🎬 Sean Astin, TIFF winners, and SAG-AFTRA…

Sean Astin at TIFF 2025 (Photo by Rodin Eckenroth/Getty Images)
🗳️ Sean Astin is SAG-AFTRA's new president. The 'Lord of the Rings' star won the union’s national election with 79% of the vote. He’ll be taking over from Fran Drescher as the 160,000-member union prepares for high-stakes 2026 negotiations with studios. His running mate Michelle Hurd took secretary-treasurer. Interestingly, only 17% of members cast ballots—quite the drop from 26% when Drescher first won in 2021. It's looking like the union's leaning toward collaboration over confrontation going into next year's negotiations. Astin, who served on the negotiating committee during 2023's strikes, is already saying it's in both parties' interest to get a good deal. He plans to start by meeting staff and visiting local chapters.
🏆Chloé Zhao just became the first director to win TIFF's People's Choice Award twice. Her Shakespeare adaptation 'Hamnet' took the audience-voted top prize at the Toronto International Film Festival on Sunday, with Guillermo del Toro's 'Frankenstein' as runner-up and Rian Johnson's latest Knives Out mystery placing third. Zhao previously won in 2020 for 'Nomadland,' which went on to sweep the Oscars. TIFF's track record speaks for itself: 15 of the last 17 People's Choice winners scored Best Picture nominations, and five of those took home the statue. Given that this year's top three finishers are all awards season veterans, the 2026 Oscar race is basically underway. See the full list of TIFF winners here.

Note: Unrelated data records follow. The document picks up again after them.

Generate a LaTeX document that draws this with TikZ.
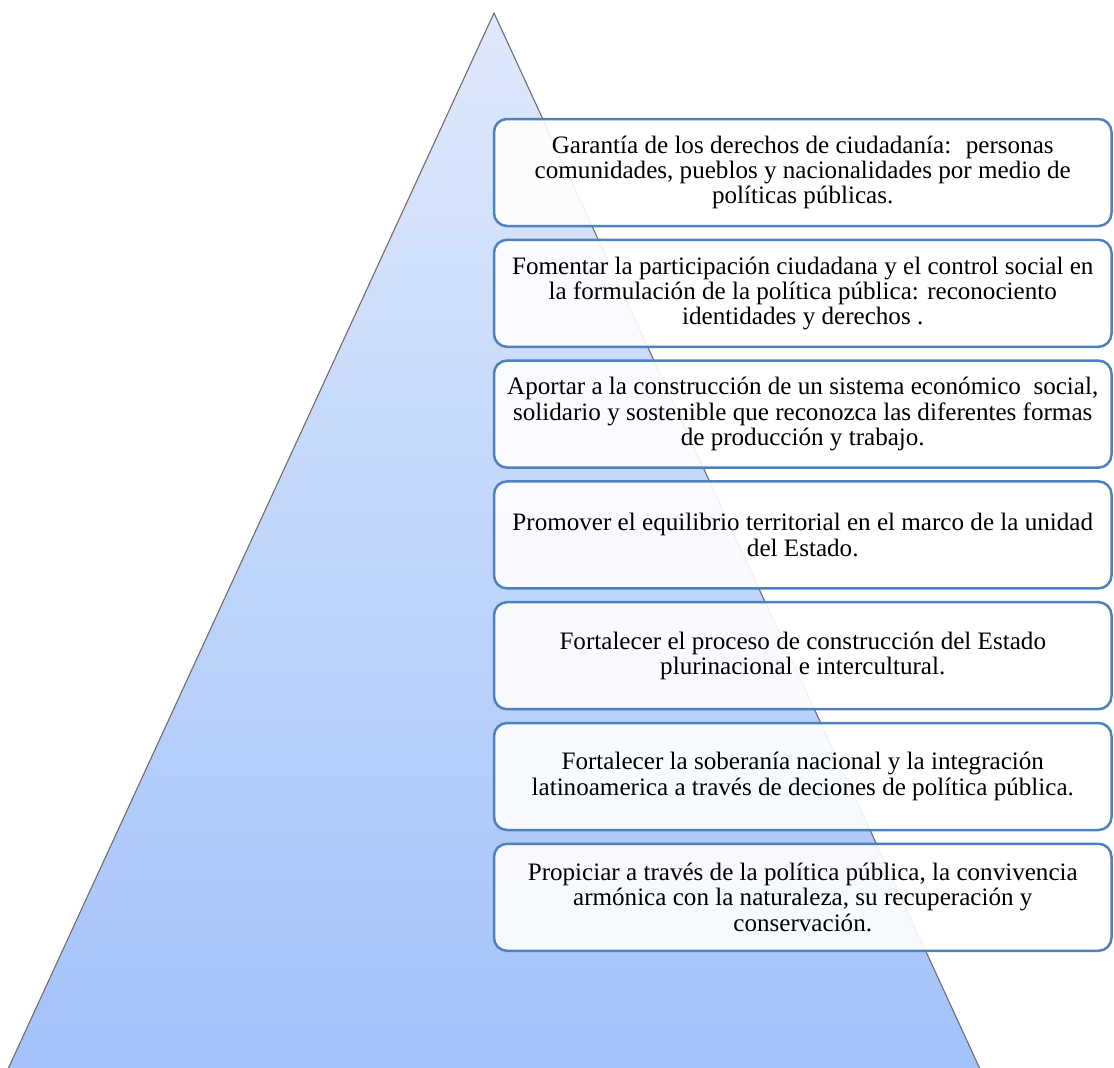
\documentclass[tikz,border=0pt]{standalone}
\usepackage{fontspec}
\setmainfont{Liberation Serif}
\usetikzlibrary{shapes.misc}
\definecolor{boxblue}{HTML}{4F81BD}
\definecolor{tritop}{HTML}{DFE9FB}
\definecolor{tribot}{HTML}{A3C2FA}
\definecolor{triedge}{HTML}{6E6E6E}
\tikzset{
  goalbox/.style={draw=boxblue, line width=2.5bp, rounded corners=13bp,
    fill=white, fill opacity=0.9, text opacity=1, draw opacity=1,
    minimum width=617.5bp, minimum height=107bp, inner sep=0pt,
    align=center,
    font=\fontsize{25.1bp}{25.2bp}\selectfont},
}
\begin{document}
\begin{tikzpicture}[x=1bp,y=-1bp]
\useasboundingbox (0,0) rectangle (1114,1068);
\clip (0,0) rectangle (1114,1068);
% pyramid
\shade[top color=tritop, bottom color=tribot, draw=triedge, line width=1.1bp]
  (494,13) -- (980,1069) -- (8,1069) -- cycle;
% goal boxes
\node[goalbox] (g1) at (802.75,172.5) {Garantía de los derechos de ciudadanía:~ personas\\comunidades, pueblos y nacionalidades por medio de\\políticas públicas.};
\node[goalbox] (g2) at (802.75,293.3) {Fomentar la participación ciudadana y el control social en\\la formulación de la política pública: reconociento\\identidades y derechos .};
\node[goalbox] (g3) at (802.75,414.1) {Aportar a la construcción de un sistema económico~ social,\\solidario y sostenible que reconozca las diferentes formas\\de producción y trabajo.};
\node[goalbox] (g4) at (802.75,534.9) {Promover el equilibrio territorial en el marco de la unidad\\del Estado.};
\node[goalbox] (g5) at (802.75,655.7) {Fortalecer el proceso de construcción del Estado\\plurinacional e intercultural.};
\node[goalbox] (g6) at (802.75,776.5) {Fortalecer la soberanía nacional y la integración\\latinoamerica a través de deciones de política pública.};
\node[goalbox] (g7) at (802.75,897.3) {Propiciar a través de la política pública, la convivencia\\armónica con la naturaleza, su recuperación y\\conservación.};
\end{tikzpicture}
\end{document}
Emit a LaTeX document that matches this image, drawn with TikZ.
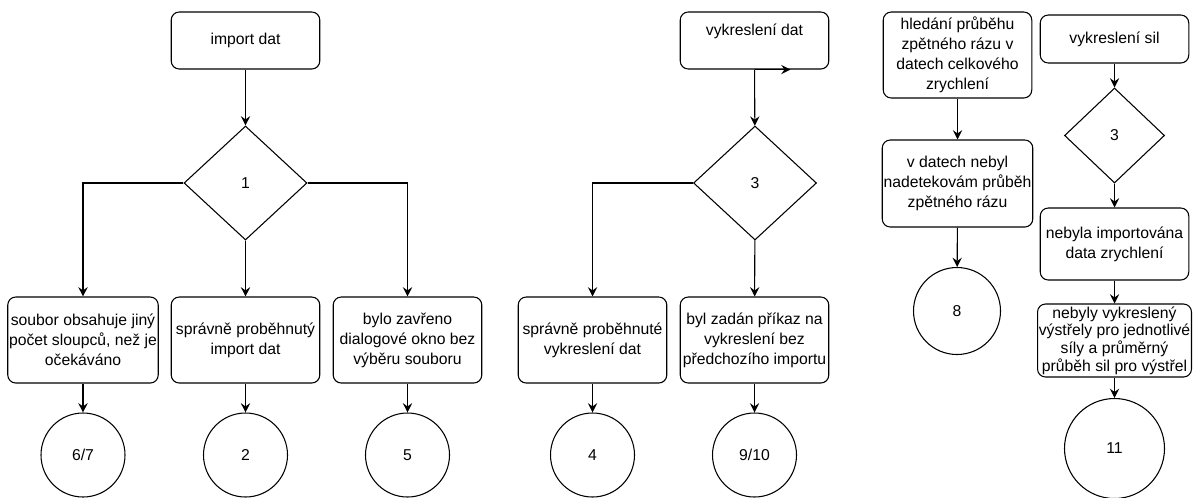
\documentclass[tikz,border=0pt]{standalone}
\usepackage{fontspec}
\setmainfont{Liberation Sans}
\usetikzlibrary{%
  arrows.meta,%
  shapes,% wg. diamond
  positioning%
}

\begin{document}
\begin{tikzpicture}
  [x=0.75pt, y=-0.75pt, line width=0.8pt, draw=black,
   >={Stealth[length=7pt,width=7pt,inset=2.5pt]},
   font=\fontsize{11.8}{15}\selectfont,
   krok/.style={draw, rounded corners=6pt, align=center, inner sep=1pt,
     minimum width=111.4pt, minimum height=64.5pt},
   volba/.style={draw, diamond, inner sep=0pt, aspect=1,
     minimum width=92.25pt, minimum height=85.5pt},
   konec/.style={draw, circle, inner sep=0pt, minimum size=63pt}]

\path[fill=white,use as bounding box] (0,0) rectangle (1194,497);

% import dat
\node[krok, minimum height=42.75pt] (imp) at (245.5,40.5) {import dat};
\node[volba] (v1) at (245.5,183) {1};
\node[krok] (jiny) at (83,340) {soubor obsahuje jiný\\počet sloupců, než je\\očekáváno};
\node[krok] (ok) at (245.5,340) {správně proběhnutý\\import dat};
\node[krok] (zavr) at (407.5,340) {bylo zavřeno\\dialogové okno bez\\výběru souboru};
\node[konec] (k67) at (83,455) {6/7};
\node[konec] (k2) at (245.5,455) {2};
\node[konec] (k5) at (407.5,455) {5};

\draw[->] (imp) -- (v1);
\draw[->] (v1.west) -| (jiny.north);
\draw[->] (v1) -- (ok);
\draw[->] (v1.east) -| (zavr.north);
\draw[->] (jiny) -- (k67);
\draw[->] (ok) -- (k2);
\draw[->] (zavr) -- (k5);

% vykresleni dat
\node[krok, minimum height=42.75pt, text height=9pt, text depth=16.4pt] (vyk) at (754.5,40.5) {vykreslení dat};
\node[volba] (v3) at (755,183) {3};
\node[krok] (okvyk) at (592.5,340) {správně proběhnuté\\vykreslení dat};
\node[krok] (bezimp) at (754.5,340) {byl zadán příkaz na\\vykreslení bez\\předchozího importu};
\node[konec] (k4) at (592.5,455) {4};
\node[konec] (k910) at (754.5,455) {9/10};

\draw[->] (vyk.south) -- ++(36,0);
\draw[->] (vyk) -- (v3);
\draw[->] (v3.west) -| (okvyk.north);
\draw[->] (v3) -- (bezimp);
\draw[->] (okvyk) -- (k4);
\draw[->] (bezimp) -- (k910);

% zpetny raz
\node[krok] (hled) at (957.5,55) {hledání průběhu\\zpětného rázu v\\datech celkového\\zrychlení};
\node[krok, minimum height=65.25pt] (nedet) at (957.5,183.5) {v datech nebyl\\nadetekovám průběh\\zpětného rázu};
\node[konec, minimum size=65.25pt] (k8) at (957,311) {8};

\draw[->] (hled) -- (nedet);
\draw[->] (nedet) -- (k8);

% vykresleni sil
\node[krok, minimum height=36pt] (sil) at (1114.5,39) {vykreslení sil};
\node[volba, minimum width=75pt, minimum height=71.25pt] (v3b) at (1114.5,135.5) {3};
\node[krok, minimum height=54pt] (neimp) at (1114.5,244) {nebyla importována\\data zrychlení};
\node[krok, minimum height=54.75pt, minimum width=112.5pt, font=\fontsize{11.8}{13.2}\selectfont] (nevyk) at (1114.5,340.5) {nebyly vykreslený\\výstřely pro jednotlivé\\síly a průměrný\\průběh sil pro výstřel};
\node[konec, minimum size=75pt] (k11) at (1114.5,448.5) {11};

\draw[->] (sil) -- (v3b);
\draw[->] (v3b) -- (neimp);
\draw[->] (neimp) -- (nevyk);
\draw[->] (nevyk) -- (k11);
\end{tikzpicture}
\end{document}
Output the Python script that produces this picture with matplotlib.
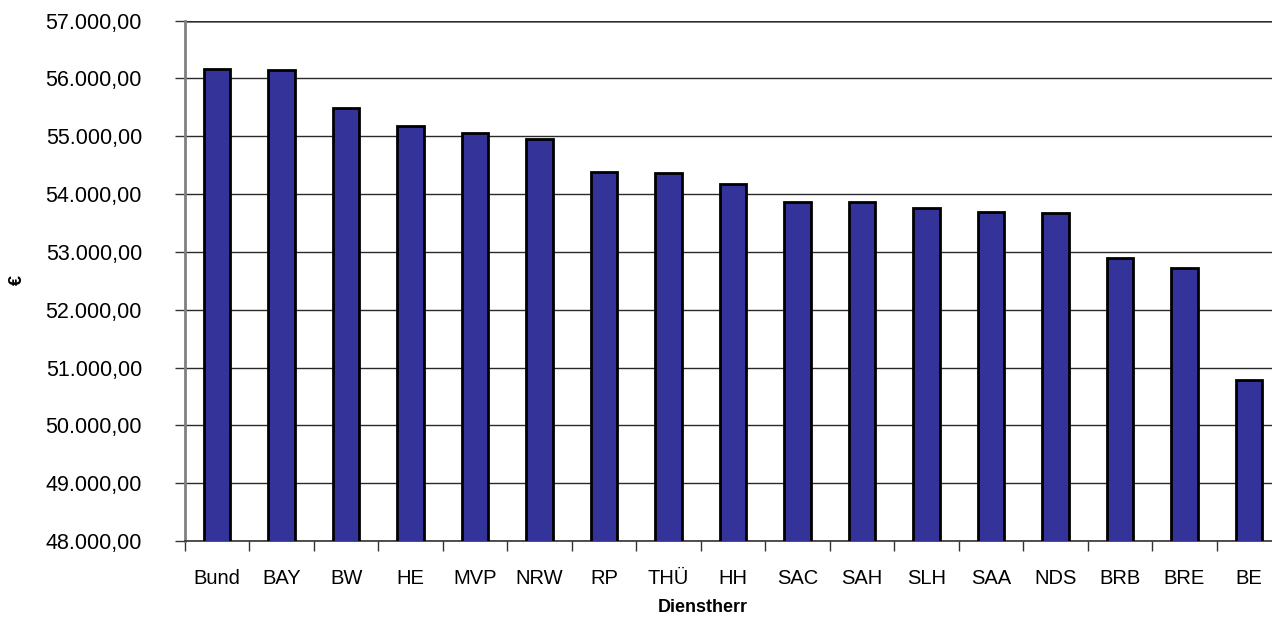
import matplotlib.pyplot as plt
from matplotlib.ticker import FuncFormatter, FixedLocator

plt.rcParams['font.family'] = ['Liberation Sans', 'DejaVu Sans']

# Besoldung je Dienstherr
dienstherren = ['Bund', 'BAY', 'BW', 'HE', 'MVP', 'NRW', 'RP', 'THÜ', 'HH',
                'SAC', 'SAH', 'SLH', 'SAA', 'NDS', 'BRB', 'BRE', 'BE']
werte = [56170, 56140, 55480, 55170, 55050, 54950, 54380, 54365, 54170,
         53865, 53865, 53755, 53690, 53670, 52885, 52715, 50780]
y_ticks = [48000, 49000, 50000, 51000, 52000, 53000, 54000, 55000, 56000, 57000]


def de_format(v, pos=None):
    s = f'{v:,.2f}'
    return s.replace(',', 'X').replace('.', ',').replace('X', '.')


fig = plt.figure(figsize=(12.72, 6.17), dpi=100)
# axes run a bit past the right edge, as in the original (cropped) chart
ax = fig.add_axes([185 / 1272, 76 / 617, 1096 / 1272, 520.5 / 617])

x = list(range(len(dienstherren)))
ax.bar(x, werte, width=0.41, color='#333399', edgecolor='black',
       linewidth=2, zorder=3)

ax.set_ylim(48000, 57000)
ax.set_xlim(-0.5, len(dienstherren) - 0.5)

ax.yaxis.set_major_locator(FixedLocator(y_ticks))
ax.yaxis.set_major_formatter(FuncFormatter(de_format))
ax.grid(axis='y', color='#2a2a2a', linewidth=1, zorder=0)

# ticks between categories, labels centred under bars
ax.set_xticks([i - 0.5 for i in range(len(dienstherren) + 1)])
ax.set_xticklabels([])
ax.set_xticks(x, minor=True)
ax.set_xticklabels(dienstherren, minor=True)
ax.tick_params(axis='x', which='major', length=7, width=1, color='#333333',
               direction='out')
ax.tick_params(axis='x', which='minor', length=0, pad=20, labelsize=14.5)
ax.tick_params(axis='y', length=7, width=1, color='#333333', pad=24,
               labelsize=15.5)

for side in ['top', 'right']:
    ax.spines[side].set_visible(False)
ax.spines['left'].set_color('#808080')
ax.spines['left'].set_linewidth(2)
ax.spines['bottom'].set_color('#333333')
ax.spines['bottom'].set_linewidth(1.2)
ax.axhline(57000, color='#808080', linewidth=2, zorder=1)

fig.text(703 / 1272, 1 - 608 / 617, 'Dienstherr', ha='center', va='center',
         fontsize=13, fontweight='bold')
fig.text(17 / 1272, 1 - 280 / 617, '€', ha='center', va='center',
         rotation=90, fontsize=13, fontweight='bold')

plt.savefig('out.png', dpi=100)
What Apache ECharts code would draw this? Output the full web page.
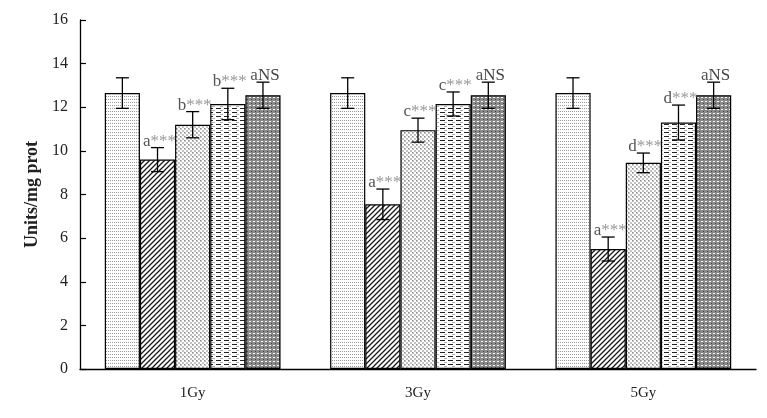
<!DOCTYPE html>
<html>
<head>
<meta charset="utf-8">
<script src="https://cdn.jsdelivr.net/npm/echarts@6/dist/echarts.min.js"></script>
<style>
  html, body { margin: 0; padding: 0; background: #fff; }
  #main { width: 767px; height: 418px; }
</style>
</head>
<body>
<div id="main"></div>
<script>
var categories = ['1Gy', '3Gy', '5Gy'];
// five bars per dose group, left to right
var bar1 = [12.65, 12.65, 12.65];
var bar2 = [9.6, 7.55, 5.5];
var bar3 = [11.2, 10.95, 9.45];
var bar4 = [12.15, 12.15, 11.3];
var bar5 = [12.55, 12.55, 12.55];
var err1 = [0.7, 0.7, 0.7];
var err2 = [0.55, 0.7, 0.55];
var err3 = [0.6, 0.55, 0.45];
var err4 = [0.72, 0.55, 0.8];
var err5 = [0.6, 0.6, 0.6];
var tags2 = ['a***', 'a***', 'a***'];
var tags3 = ['b***', 'c***', 'd***'];
var tags4 = ['b***', 'c***', 'd***'];
var tags5 = ['aNS', 'aNS', 'aNS'];
var yTicks = [0, 2, 4, 6, 8, 10, 12, 14, 16];

var values = [bar1, bar2, bar3, bar4, bar5];
var errs = [err1, err2, err3, err4, err5];
var tags = [null, tags2, tags3, tags4, tags5];

function tile(w, h, draw) {
  var c = document.createElement('canvas');
  c.width = w; c.height = h;
  var ctx = c.getContext('2d');
  draw(ctx);
  return c;
}
function px(ctx, col, x, y, w, h) {
  ctx.fillStyle = col;
  ctx.fillRect(x, y, w || 1, h || 1);
}

// fill patterns
var pats = [
  tile(2, 3, function (ctx) {
    px(ctx, '#fff', 0, 0, 2, 3);
    px(ctx, '#9a9a9a', 0, 0);
  }),
  tile(5, 5, function (ctx) {
    px(ctx, '#fff', 0, 0, 5, 5);
    ctx.strokeStyle = '#1a1a1a';
    ctx.lineWidth = 1.3;
    ctx.beginPath();
    ctx.moveTo(-1, 6); ctx.lineTo(6, -1);
    ctx.moveTo(-4, 4); ctx.lineTo(4, -4);
    ctx.moveTo(1, 9); ctx.lineTo(9, 1);
    ctx.stroke();
  }),
  tile(4, 4, function (ctx) {
    px(ctx, '#fff', 0, 0, 4, 4);
    px(ctx, '#c4c4c4', 0, 0, 2, 2);
    px(ctx, '#c4c4c4', 2, 2, 2, 2);
    px(ctx, '#888', 0, 0);
  }),
  tile(8, 4, function (ctx) {
    px(ctx, '#fff', 0, 0, 8, 4);
    px(ctx, '#222', 0, 0, 5, 1);
    px(ctx, '#b0b0b0', 4, 2, 3, 1);
  }),
  tile(4, 4, function (ctx) {
    px(ctx, '#8a8a8a', 0, 0, 4, 4);
    px(ctx, '#f4f4f4', 1, 1, 2, 1);
    px(ctx, '#444', 3, 3);
  })
];

var catGap = 0.22;
var series = [];
values.forEach(function (vals, i) {
  series.push({
    type: 'bar',
    name: 'b' + i,
    data: vals,
    barGap: '0%',
    barCategoryGap: (catGap * 100) + '%',
    itemStyle: {
      color: { image: pats[i], repeat: 'repeat' },
      borderColor: '#000',
      borderWidth: 1.2
    },
    silent: true
  });
});

// error bars and significance tags
var errData = [];
for (var i = 0; i < 5; i++) {
  for (var c = 0; c < categories.length; c++) {
    errData.push([c, values[i][c], errs[i][c], i, tags[i] ? tags[i][c] : '']);
  }
}
series.push({
  type: 'custom',
  data: errData,
  z: 10,
  silent: true,
  encode: { x: 0, y: 1 },
  renderItem: function (params, api) {
    var c = api.value(0), v = api.value(1), e = api.value(2), i = api.value(3);
    var tag = errData[params.dataIndex][4];
    var catW = api.size([1, 0])[0];
    var bw = catW * (1 - catGap) / 5;
    var base = api.coord([c, v]);
    var x = base[0] + (i - 2) * bw;
    var top = api.coord([c, v + e])[1];
    var bot = api.coord([c, v - e])[1];
    var cap = 6.5;
    var st = { stroke: '#000', lineWidth: 1.3 };
    var kids = [
      { type: 'line', shape: { x1: x, y1: top, x2: x, y2: bot }, style: st },
      { type: 'line', shape: { x1: x - cap, y1: top, x2: x + cap, y2: top }, style: st },
      { type: 'line', shape: { x1: x - cap, y1: bot, x2: x + cap, y2: bot }, style: st }
    ];
    if (tag) {
      var letter = tag.charAt(0), rest = tag.slice(1);
      kids.push({
        type: 'text',
        x: x + 2, y: top + 2,
        style: {
          text: '{l|' + letter + '}{' + (rest === 'NS' ? 'n' : 's') + '|' + rest + '}',
          align: 'center',
          verticalAlign: 'bottom',
          rich: {
            l: { fontFamily: 'Liberation Serif', fontSize: 17, fill: '#555' },
            n: { fontFamily: 'Liberation Serif', fontSize: 17, fill: '#444' },
            s: { fontFamily: 'Liberation Serif', fontSize: 17, fill: '#999' }
          }
        }
      });
    }
    return { type: 'group', children: kids };
  }
});

var chart = echarts.init(document.getElementById('main'), null, { renderer: 'canvas' });
chart.setOption({
  animation: false,
  backgroundColor: '#fff',
  grid: { left: 80, right: 11, top: 20, bottom: 49 },
  xAxis: {
    type: 'category',
    data: categories,
    axisLine: { lineStyle: { color: '#000', width: 1.3 } },
    axisTick: { inside: true, length: 6, lineStyle: { color: '#000', width: 1.2 } },
    axisLabel: { margin: 17, fontFamily: 'Liberation Serif', fontSize: 15, color: '#222' }
  },
  yAxis: {
    type: 'value',
    min: yTicks[0],
    max: yTicks[yTicks.length - 1],
    interval: 2,
    name: 'Units/mg prot',
    nameLocation: 'middle',
    nameGap: 36,
    nameTextStyle: { fontFamily: 'Liberation Serif', fontSize: 18, fontWeight: 'bold', color: '#222' },
    axisLine: { show: true, lineStyle: { color: '#000', width: 1.3 } },
    axisTick: { show: true, inside: true, length: 6, lineStyle: { color: '#000', width: 1.2 } },
    axisLabel: { margin: 12, fontFamily: 'Liberation Serif', fontSize: 16, color: '#222' },
    splitLine: { show: false }
  },
  series: series
});
</script>
</body>
</html>
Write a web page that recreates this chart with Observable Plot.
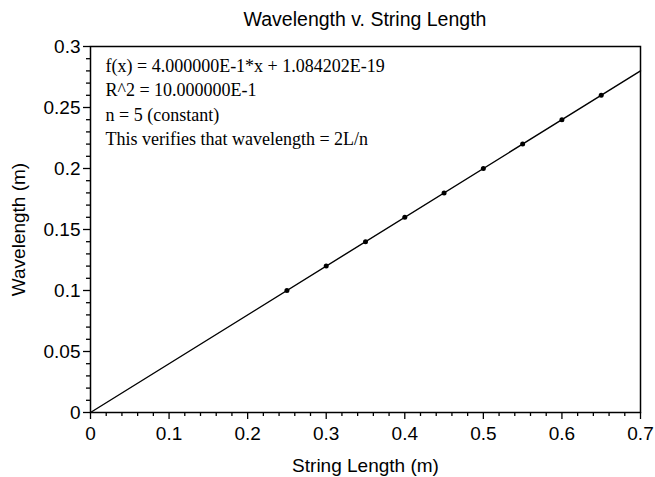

💰SAG-AFTRA's "Robin Hood fund" is finally launching after a two-year wait. The streaming revenue-sharing mechanism, officially called the SAG-AFTRA-Producers Success Bonus Distribution Fund, was a marquee win from the 2023 actors' strike but took nearly two years to implement. The fund distributes money from successful streaming shows to performers beyond A-listers, marking the first time background actors, stand-ins, and stunt riggers will receive backend payments. Initially the fund was pitched as industry-wide wealth redistribution, but the final version is more targeted: payments go to performers on successful shows rather than a general union pool. Drescher called it "the last puzzle piece" of her tenure as she exits the union presidency.